Today one of France's most famed washed-rind cheeses, Munster had humble beginnings in the Middle Age monasteries surrounding the Vosges Mountains of France's Alsace, Lorraine, and Franche Comté regions near the border with Germany. Formerly known as Munster only on the Alsace side of the mountains, and Géromé on the Lorraine side, the two cheeses were united in 1978 under a protected AOC (now a European PDO) for Munster and Munster-Géromé.
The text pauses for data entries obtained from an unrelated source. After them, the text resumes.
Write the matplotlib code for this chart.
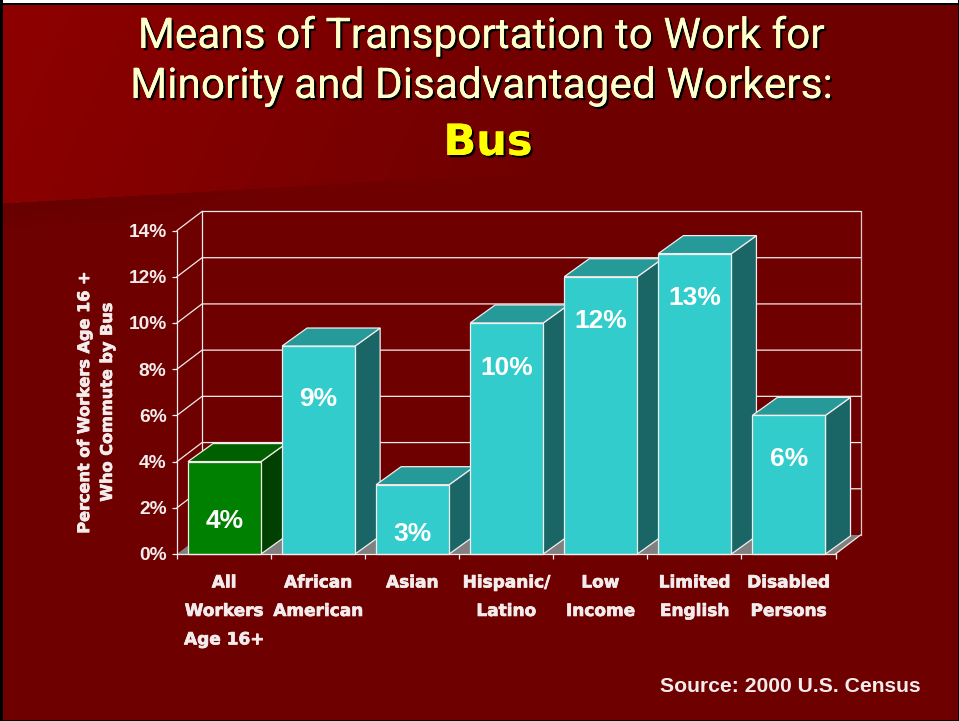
import numpy as np
import matplotlib
matplotlib.use("Agg")
import matplotlib.pyplot as plt
import matplotlib.patheffects as pe
from matplotlib.patches import Polygon

W, H = 959, 721

categories = ["All\nWorkers\nAge 16+", "African\nAmerican", "Asian", "Hispanic/\nLatino",
              "Low\nIncome", "Limited\nEnglish", "Disabled\nPersons"]
values = [4, 9, 3, 10, 12, 13, 6]
labels = ["4%", "9%", "3%", "10%", "12%", "13%", "6%"]
label_y = [1.42, 6.72, 0.86, 8.05, 10.08, 11.08, 4.13]   # where the % text sits, in axis units
yticks = [0, 2, 4, 6, 8, 10, 12, 14]

fig = plt.figure(figsize=(W/100, H/100), dpi=100)

# background, brighter red top left with a darker lower band
bg = fig.add_axes([0, 0, 1, 1])
yy, xx = np.mgrid[0:H, 0:W]
img = np.zeros((H, W, 3))
fade = np.clip(1 - xx/620 - yy/1400, 0, 1)
img[..., 0] = 111 + 32*fade
edge = 203 - (xx - 3)*0.058
low = yy > edge
band = np.clip(1 - (yy - edge)/28, 0, 1)*np.clip(1 - xx/260, 0, 1)
img[..., 0] = np.where(low, 110 - 8*band, img[..., 0])
img[:3, :] = 255
img[3:5, :] = 0
img[:, :3] = 0
img[:, W-1:] = 0
img[H-1:, :] = 0
bg.imshow(img/255, aspect="auto", interpolation="nearest")
bg.axis("off")

# main axes is the front plane of the chart
ax = fig.add_axes([177/W, 1-554/H, (835.5-177)/W, (554-230.5)/H])
ax.patch.set_visible(False)
ax.set_xlim(0, 7)
ax.set_ylim(0, 14)
dx = 25/94
dy = 19/23.1
lw = 0.9
white = "#f4ecec"
heavy = [pe.withStroke(linewidth=0.5, foreground=white)]

# floor
ax.add_patch(Polygon([(0, 0), (7, 0), (7+dx, dy), (dx, dy)], fc="#808080", ec="none", clip_on=False, zorder=1))

# walls and gridlines
for y in yticks[1:]:
    ax.plot([0, dx, 7+dx], [y, y+dy, y+dy], color=white, lw=lw, clip_on=False, zorder=2)
ax.plot([dx, dx], [dy, 14+dy], color=white, lw=lw, clip_on=False, zorder=2)
ax.plot([7+dx, 7+dx], [dy, 14+dy], color="#e0c8c8", lw=lw, clip_on=False, zorder=2)
ax.plot([7, 7+dx], [0, dy], color=white, lw=lw, clip_on=False, zorder=2)

# bars, left to right so each one overlaps the previous side face
pad = 11/94
bw = 73/94
bdx = 25/94
bdy = 18/23.1
for i, v in enumerate(values):
    if i == 0:
        front, top, side = "#008000", "#006000", "#004000"
    else:
        front, top, side = "#33cccc", "#269999", "#1a6666"
    x0 = i + pad
    x1 = x0 + bw
    z = 3 + i
    ax.add_patch(Polygon([(x1, 0), (x1+bdx, bdy), (x1+bdx, v+bdy), (x1, v)], fc=side, ec=white, lw=lw, clip_on=False, zorder=z))
    ax.add_patch(Polygon([(x0, v), (x1, v), (x1+bdx, v+bdy), (x0+bdx, v+bdy)], fc=top, ec=white, lw=lw, clip_on=False, zorder=z))
    ax.add_patch(Polygon([(x0, 0), (x1, 0), (x1, v), (x0, v)], fc=front, ec=white, lw=lw, clip_on=False, zorder=z))
    ax.text((x0+x1)/2, label_y[i], labels[i], color="white", fontsize=19, fontweight="bold",
            family="Liberation Sans", ha="center", va="center", zorder=20)

for s in ["top", "right"]:
    ax.spines[s].set_visible(False)
for s in ["left", "bottom"]:
    ax.spines[s].set_color(white)
    ax.spines[s].set_linewidth(lw)
    ax.spines[s].set_zorder(15)

ax.set_yticks(yticks)
ax.set_yticklabels([f"{t}%" for t in yticks], color=white, fontsize=13.8, fontweight="bold", family="Liberation Sans")
ax.tick_params(axis="y", length=3.5, width=lw, color=white, pad=4)
ax.set_xticks(range(8))
ax.set_xticklabels([])
ax.tick_params(axis="x", which="major", length=3.5, width=lw, color=white)
ax.set_xticks(np.arange(7)+0.5, minor=True)
ticklabels = ax.set_xticklabels(categories, minor=True, color=white, fontsize=12.2, fontweight="bold",
                                family="DejaVu Sans", linespacing=1.75)
for t in ticklabels:
    t.set_path_effects(heavy)
ax.tick_params(axis="x", which="minor", length=0, pad=14)

# axis title and source
fig.text(96/W, 1-402/H, "Percent of Workers Age 16 +\nWho Commute by Bus", rotation=90, color=white,
         fontsize=11.6, fontweight="bold", family="DejaVu Sans", ha="center", va="center",
         multialignment="center", linespacing=1.65, path_effects=heavy)
fig.text(921/W, 1-686/H, "Source: 2000 U.S. Census", color=white, fontsize=15.2, fontweight="bold",
         family="Liberation Sans", ha="right", va="center")

# title with hard shadow
shadow = [pe.withSimplePatchShadow(offset=(1.6, -1.6), shadow_rgbFace="black", alpha=1), pe.Normal()]
fig.text(481/W, 1-48/H, "Means of Transportation to Work for", color="#ffffcc", fontsize=30.5,
         family="Roboto", ha="center", va="baseline", path_effects=shadow)
fig.text(481/W, 1-98/H, "Minority and Disadvantaged Workers:", color="#ffffcc", fontsize=30.5,
         family="Roboto", ha="center", va="baseline", path_effects=shadow)
fig.text(488/W, 1-155/H, "Bus", color="#ffff00", fontsize=31, fontweight="bold",
         family="DejaVu Sans", ha="center", va="baseline", path_effects=shadow)

fig.savefig("out.png", dpi=100)
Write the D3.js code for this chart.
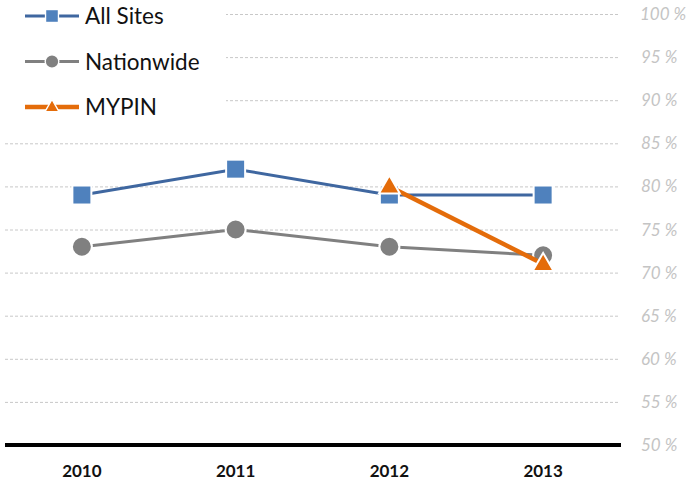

Milk traditionally comes from Vosgiennes cows, a breed that was imported from Scandanavia in the 18th century and is known for the high protein content of its milk. The cheeses come in either pasteurized or raw versions, and production can be fermier (farmstead), coopérative, or industriel (industrial). During the summer, some of the best versions are made from the milk of cows grazing on high mountain pastures. During the winter, the animals are moved closer to the farm and although the cheese can still be excellent, it tends to have slightly different characteristics.
PDO regulations dictate that all cheeses must be matured within a designated area and that the minimum time for aging is three weeks before release, although ten weeks is more common. (In the case of the mini version, Petit Munster, the minimum time is two weeks.)
Rind and aroma are the keys to Munster's maturity. Young cheeses have a pale rind that is pinkish-white in color, soft, but relatively dry and not overly pungent. As the cheeses age and receive their regular brine washes, the rind is transformed to a rich, red-orange color with a distinctly sticky (but not slimy) surface and an assertive, pungent smell that—love it or loathe it—cannot be ignored.
When young, the texture of a ripe Munster is pale cream in color, firm (yet smooth) and slightly brittle. With age, the bacterial activity of the rind transforms the texture into a luscious, soft, meltingly unctuous paste and the color darkens slightly. Flavors are very rich, smooth, and slightly tangy on the finish.
Munster pairs well with crisp Alsatian whites or dessert wines.